> _Problem description_
Do not repeat pictures. Repeat exactly the lines of the listing below from its first line through the line with "['al', 0], ['b', 0]];".

> _Recorded data_

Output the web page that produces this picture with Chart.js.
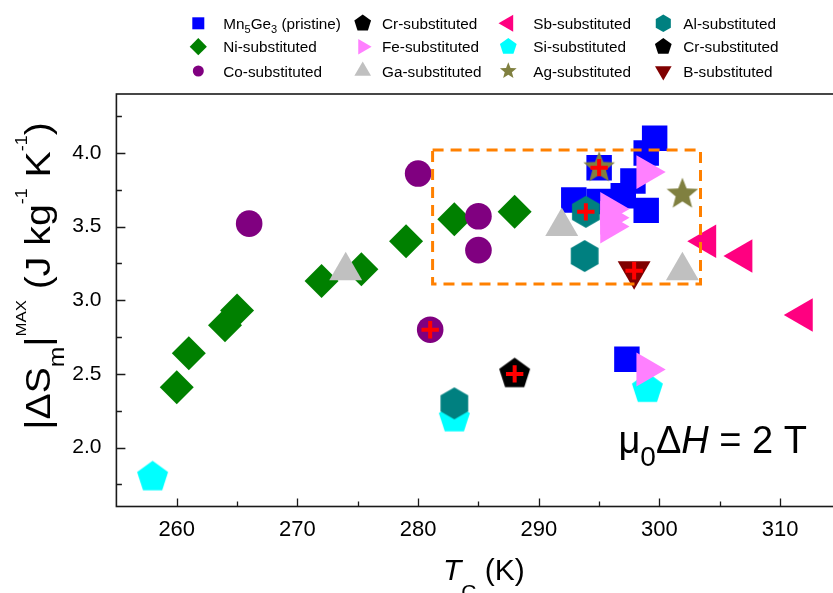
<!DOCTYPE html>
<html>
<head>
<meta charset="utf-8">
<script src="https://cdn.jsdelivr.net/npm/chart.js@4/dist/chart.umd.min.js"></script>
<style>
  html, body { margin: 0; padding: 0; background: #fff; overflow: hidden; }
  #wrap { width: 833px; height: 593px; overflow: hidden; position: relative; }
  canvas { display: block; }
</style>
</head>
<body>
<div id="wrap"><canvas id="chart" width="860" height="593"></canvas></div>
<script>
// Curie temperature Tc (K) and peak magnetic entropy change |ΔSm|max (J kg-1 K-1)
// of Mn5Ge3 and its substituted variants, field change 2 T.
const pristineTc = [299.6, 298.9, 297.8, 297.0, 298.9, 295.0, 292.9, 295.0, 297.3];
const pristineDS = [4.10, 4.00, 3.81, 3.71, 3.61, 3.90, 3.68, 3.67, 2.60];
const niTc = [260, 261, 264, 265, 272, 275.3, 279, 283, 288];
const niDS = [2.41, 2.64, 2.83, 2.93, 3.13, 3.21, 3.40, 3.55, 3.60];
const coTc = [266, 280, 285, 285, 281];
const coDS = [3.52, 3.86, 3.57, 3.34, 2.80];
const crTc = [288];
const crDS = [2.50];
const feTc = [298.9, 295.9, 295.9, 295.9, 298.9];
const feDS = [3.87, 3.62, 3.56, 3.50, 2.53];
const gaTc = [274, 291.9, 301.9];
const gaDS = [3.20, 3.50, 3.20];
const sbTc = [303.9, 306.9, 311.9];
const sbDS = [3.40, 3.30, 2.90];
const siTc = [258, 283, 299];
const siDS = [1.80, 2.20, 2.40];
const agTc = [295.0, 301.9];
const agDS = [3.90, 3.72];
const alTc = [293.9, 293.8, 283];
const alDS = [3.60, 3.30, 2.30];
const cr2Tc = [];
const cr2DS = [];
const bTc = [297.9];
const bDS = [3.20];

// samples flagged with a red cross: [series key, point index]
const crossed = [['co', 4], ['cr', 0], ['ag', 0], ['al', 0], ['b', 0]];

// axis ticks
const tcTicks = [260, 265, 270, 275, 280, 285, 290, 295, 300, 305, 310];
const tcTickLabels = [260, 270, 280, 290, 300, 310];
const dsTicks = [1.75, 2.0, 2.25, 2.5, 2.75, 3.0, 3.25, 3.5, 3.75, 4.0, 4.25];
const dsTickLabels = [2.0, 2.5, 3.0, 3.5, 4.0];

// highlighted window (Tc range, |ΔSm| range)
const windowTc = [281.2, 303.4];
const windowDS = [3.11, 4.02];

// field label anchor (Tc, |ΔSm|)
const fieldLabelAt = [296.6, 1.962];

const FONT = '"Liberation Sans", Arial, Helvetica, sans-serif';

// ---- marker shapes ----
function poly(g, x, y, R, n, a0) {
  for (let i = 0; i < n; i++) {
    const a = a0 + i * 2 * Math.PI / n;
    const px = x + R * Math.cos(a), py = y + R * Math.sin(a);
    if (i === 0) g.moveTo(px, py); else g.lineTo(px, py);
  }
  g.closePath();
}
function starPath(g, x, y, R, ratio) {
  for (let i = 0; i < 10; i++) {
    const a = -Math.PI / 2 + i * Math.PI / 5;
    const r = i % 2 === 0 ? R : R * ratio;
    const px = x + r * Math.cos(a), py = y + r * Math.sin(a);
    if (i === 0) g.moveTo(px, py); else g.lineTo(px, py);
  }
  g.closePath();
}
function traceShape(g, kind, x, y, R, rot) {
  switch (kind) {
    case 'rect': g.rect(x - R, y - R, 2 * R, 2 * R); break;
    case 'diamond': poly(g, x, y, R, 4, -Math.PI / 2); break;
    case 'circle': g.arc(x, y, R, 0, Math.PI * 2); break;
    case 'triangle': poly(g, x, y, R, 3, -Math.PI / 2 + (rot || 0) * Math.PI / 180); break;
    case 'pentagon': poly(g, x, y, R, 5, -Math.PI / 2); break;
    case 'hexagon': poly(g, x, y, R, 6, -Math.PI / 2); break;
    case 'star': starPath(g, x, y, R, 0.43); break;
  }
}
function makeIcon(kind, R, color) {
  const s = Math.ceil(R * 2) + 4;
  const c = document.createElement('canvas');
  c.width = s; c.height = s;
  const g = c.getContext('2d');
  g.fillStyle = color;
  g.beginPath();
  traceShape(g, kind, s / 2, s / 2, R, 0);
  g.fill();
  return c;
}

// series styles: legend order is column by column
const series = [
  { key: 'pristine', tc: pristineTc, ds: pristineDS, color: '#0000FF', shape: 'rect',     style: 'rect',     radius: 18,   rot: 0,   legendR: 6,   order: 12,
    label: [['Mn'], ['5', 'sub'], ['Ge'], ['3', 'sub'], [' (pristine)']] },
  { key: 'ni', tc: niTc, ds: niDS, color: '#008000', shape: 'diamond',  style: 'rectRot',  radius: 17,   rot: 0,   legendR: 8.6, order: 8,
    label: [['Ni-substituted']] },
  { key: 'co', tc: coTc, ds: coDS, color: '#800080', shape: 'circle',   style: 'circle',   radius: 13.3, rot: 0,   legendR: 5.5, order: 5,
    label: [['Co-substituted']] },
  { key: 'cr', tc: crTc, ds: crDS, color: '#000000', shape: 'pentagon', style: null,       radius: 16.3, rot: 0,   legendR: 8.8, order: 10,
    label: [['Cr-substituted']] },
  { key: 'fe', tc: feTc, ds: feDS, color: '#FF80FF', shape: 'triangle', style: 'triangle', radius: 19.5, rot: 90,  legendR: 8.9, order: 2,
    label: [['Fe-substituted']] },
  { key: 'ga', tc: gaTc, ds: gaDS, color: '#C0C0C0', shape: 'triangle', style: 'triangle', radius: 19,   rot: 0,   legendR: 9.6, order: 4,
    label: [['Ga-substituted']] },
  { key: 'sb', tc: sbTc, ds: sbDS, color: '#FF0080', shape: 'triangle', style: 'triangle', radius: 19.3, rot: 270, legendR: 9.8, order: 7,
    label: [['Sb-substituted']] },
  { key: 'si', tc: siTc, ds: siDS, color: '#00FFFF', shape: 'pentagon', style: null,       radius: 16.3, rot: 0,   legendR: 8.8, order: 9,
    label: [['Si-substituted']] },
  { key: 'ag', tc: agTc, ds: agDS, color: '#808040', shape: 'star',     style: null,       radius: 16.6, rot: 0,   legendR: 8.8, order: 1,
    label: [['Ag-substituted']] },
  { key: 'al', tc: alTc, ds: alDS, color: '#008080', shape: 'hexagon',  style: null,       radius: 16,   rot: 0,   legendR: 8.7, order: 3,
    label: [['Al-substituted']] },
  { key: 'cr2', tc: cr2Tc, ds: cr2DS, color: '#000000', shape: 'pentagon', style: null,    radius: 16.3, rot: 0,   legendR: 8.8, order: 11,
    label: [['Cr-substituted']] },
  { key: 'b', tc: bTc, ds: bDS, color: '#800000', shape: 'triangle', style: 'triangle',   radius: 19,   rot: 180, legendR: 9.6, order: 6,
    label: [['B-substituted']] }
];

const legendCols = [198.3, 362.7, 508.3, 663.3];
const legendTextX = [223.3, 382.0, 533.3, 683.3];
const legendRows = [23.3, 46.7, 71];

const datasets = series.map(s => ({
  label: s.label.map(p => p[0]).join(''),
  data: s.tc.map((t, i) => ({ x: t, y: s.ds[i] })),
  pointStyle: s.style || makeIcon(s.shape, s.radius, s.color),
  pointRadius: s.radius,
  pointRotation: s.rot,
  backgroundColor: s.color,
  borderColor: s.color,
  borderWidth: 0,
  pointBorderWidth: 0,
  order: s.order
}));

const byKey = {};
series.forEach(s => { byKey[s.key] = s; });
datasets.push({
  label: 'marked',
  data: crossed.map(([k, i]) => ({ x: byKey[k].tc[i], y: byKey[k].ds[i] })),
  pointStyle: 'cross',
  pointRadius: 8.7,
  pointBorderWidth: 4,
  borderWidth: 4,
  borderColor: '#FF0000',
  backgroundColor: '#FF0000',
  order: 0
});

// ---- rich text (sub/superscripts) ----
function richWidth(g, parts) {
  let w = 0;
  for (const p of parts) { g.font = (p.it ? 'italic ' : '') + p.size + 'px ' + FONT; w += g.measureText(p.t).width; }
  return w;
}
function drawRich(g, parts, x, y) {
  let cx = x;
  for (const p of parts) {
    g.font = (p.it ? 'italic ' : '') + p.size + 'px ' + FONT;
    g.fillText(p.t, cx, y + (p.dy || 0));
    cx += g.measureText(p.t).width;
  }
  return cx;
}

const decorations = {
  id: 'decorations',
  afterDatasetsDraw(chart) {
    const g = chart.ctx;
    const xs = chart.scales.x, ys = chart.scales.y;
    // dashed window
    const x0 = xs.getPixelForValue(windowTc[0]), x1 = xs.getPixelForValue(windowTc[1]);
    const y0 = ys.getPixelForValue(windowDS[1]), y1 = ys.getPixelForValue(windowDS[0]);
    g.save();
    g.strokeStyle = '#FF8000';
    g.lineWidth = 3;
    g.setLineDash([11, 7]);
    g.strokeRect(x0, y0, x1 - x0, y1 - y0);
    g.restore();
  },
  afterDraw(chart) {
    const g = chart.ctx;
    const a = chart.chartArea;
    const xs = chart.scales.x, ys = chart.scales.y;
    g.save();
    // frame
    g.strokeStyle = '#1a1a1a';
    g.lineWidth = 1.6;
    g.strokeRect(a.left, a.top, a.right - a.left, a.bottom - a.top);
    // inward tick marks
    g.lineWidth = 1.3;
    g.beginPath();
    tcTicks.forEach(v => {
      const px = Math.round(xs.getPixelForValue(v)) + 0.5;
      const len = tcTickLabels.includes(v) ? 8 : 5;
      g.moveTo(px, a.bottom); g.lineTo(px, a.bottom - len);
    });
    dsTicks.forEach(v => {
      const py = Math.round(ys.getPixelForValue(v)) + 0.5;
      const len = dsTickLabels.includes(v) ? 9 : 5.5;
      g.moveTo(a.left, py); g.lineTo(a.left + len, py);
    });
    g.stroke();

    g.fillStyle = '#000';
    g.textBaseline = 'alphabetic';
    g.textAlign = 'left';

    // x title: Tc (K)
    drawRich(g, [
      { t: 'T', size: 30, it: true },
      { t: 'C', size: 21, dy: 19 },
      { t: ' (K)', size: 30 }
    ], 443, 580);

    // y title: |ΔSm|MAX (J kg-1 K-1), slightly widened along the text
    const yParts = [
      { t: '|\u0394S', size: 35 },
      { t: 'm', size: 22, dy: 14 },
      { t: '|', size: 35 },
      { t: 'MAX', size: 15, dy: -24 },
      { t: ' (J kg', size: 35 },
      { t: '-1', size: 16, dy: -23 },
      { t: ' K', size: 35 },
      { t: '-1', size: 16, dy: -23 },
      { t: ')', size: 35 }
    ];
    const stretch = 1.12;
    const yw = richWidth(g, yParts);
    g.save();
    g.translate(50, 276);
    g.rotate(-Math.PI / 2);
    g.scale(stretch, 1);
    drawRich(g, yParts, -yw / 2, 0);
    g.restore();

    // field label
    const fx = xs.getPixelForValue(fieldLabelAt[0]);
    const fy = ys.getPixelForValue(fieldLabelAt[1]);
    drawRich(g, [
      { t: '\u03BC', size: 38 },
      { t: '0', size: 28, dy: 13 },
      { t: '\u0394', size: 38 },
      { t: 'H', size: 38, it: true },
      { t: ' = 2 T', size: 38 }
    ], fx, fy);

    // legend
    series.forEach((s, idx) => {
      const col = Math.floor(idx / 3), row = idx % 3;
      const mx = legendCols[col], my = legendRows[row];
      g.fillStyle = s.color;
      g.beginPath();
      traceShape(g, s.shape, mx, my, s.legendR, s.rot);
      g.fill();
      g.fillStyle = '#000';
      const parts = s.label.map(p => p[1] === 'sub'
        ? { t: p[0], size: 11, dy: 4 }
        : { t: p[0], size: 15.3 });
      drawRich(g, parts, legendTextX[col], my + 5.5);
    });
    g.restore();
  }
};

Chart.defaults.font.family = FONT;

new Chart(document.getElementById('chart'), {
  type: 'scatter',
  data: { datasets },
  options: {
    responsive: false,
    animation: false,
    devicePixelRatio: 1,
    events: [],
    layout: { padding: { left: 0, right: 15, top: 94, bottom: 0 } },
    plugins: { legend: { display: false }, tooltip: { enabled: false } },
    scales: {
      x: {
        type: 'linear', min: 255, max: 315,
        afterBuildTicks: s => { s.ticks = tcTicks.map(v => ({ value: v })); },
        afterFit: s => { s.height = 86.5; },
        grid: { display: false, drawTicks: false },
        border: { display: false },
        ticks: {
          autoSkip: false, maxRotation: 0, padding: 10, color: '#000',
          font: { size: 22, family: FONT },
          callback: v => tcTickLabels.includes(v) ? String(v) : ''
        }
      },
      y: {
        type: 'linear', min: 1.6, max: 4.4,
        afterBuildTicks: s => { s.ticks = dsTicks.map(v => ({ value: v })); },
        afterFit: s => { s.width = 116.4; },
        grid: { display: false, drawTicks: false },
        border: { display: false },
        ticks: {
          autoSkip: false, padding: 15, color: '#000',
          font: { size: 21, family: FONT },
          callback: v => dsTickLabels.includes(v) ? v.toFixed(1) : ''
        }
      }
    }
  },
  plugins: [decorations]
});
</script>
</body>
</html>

> _Answer to this exercise_
Output the web page that produces this picture with Chart.js.
<!DOCTYPE html>
<html>
<head>
<meta charset="utf-8">
<script src="https://cdn.jsdelivr.net/npm/chart.js@4/dist/chart.umd.min.js"></script>
<style>
  html, body { margin: 0; padding: 0; background: #fff; overflow: hidden; }
  #wrap { width: 833px; height: 593px; overflow: hidden; position: relative; }
  canvas { display: block; }
</style>
</head>
<body>
<div id="wrap"><canvas id="chart" width="860" height="593"></canvas></div>
<script>
// Curie temperature Tc (K) and peak magnetic entropy change |ΔSm|max (J kg-1 K-1)
// of Mn5Ge3 and its substituted variants, field change 2 T.
const pristineTc = [299.6, 298.9, 297.8, 297.0, 298.9, 295.0, 292.9, 295.0, 297.3];
const pristineDS = [4.10, 4.00, 3.81, 3.71, 3.61, 3.90, 3.68, 3.67, 2.60];
const niTc = [260, 261, 264, 265, 272, 275.3, 279, 283, 288];
const niDS = [2.41, 2.64, 2.83, 2.93, 3.13, 3.21, 3.40, 3.55, 3.60];
const coTc = [266, 280, 285, 285, 281];
const coDS = [3.52, 3.86, 3.57, 3.34, 2.80];
const crTc = [288];
const crDS = [2.50];
const feTc = [298.9, 295.9, 295.9, 295.9, 298.9];
const feDS = [3.87, 3.62, 3.56, 3.50, 2.53];
const gaTc = [274, 291.9, 301.9];
const gaDS = [3.20, 3.50, 3.20];
const sbTc = [303.9, 306.9, 311.9];
const sbDS = [3.40, 3.30, 2.90];
const siTc = [258, 283, 299];
const siDS = [1.80, 2.20, 2.40];
const agTc = [295.0, 301.9];
const agDS = [3.90, 3.72];
const alTc = [293.9, 293.8, 283];
const alDS = [3.60, 3.30, 2.30];
const cr2Tc = [];
const cr2DS = [];
const bTc = [297.9];
const bDS = [3.20];

// samples flagged with a red cross: [series key, point index]
const crossed = [['co', 4], ['cr', 0], ['ag', 0], ['al', 0], ['b', 0]];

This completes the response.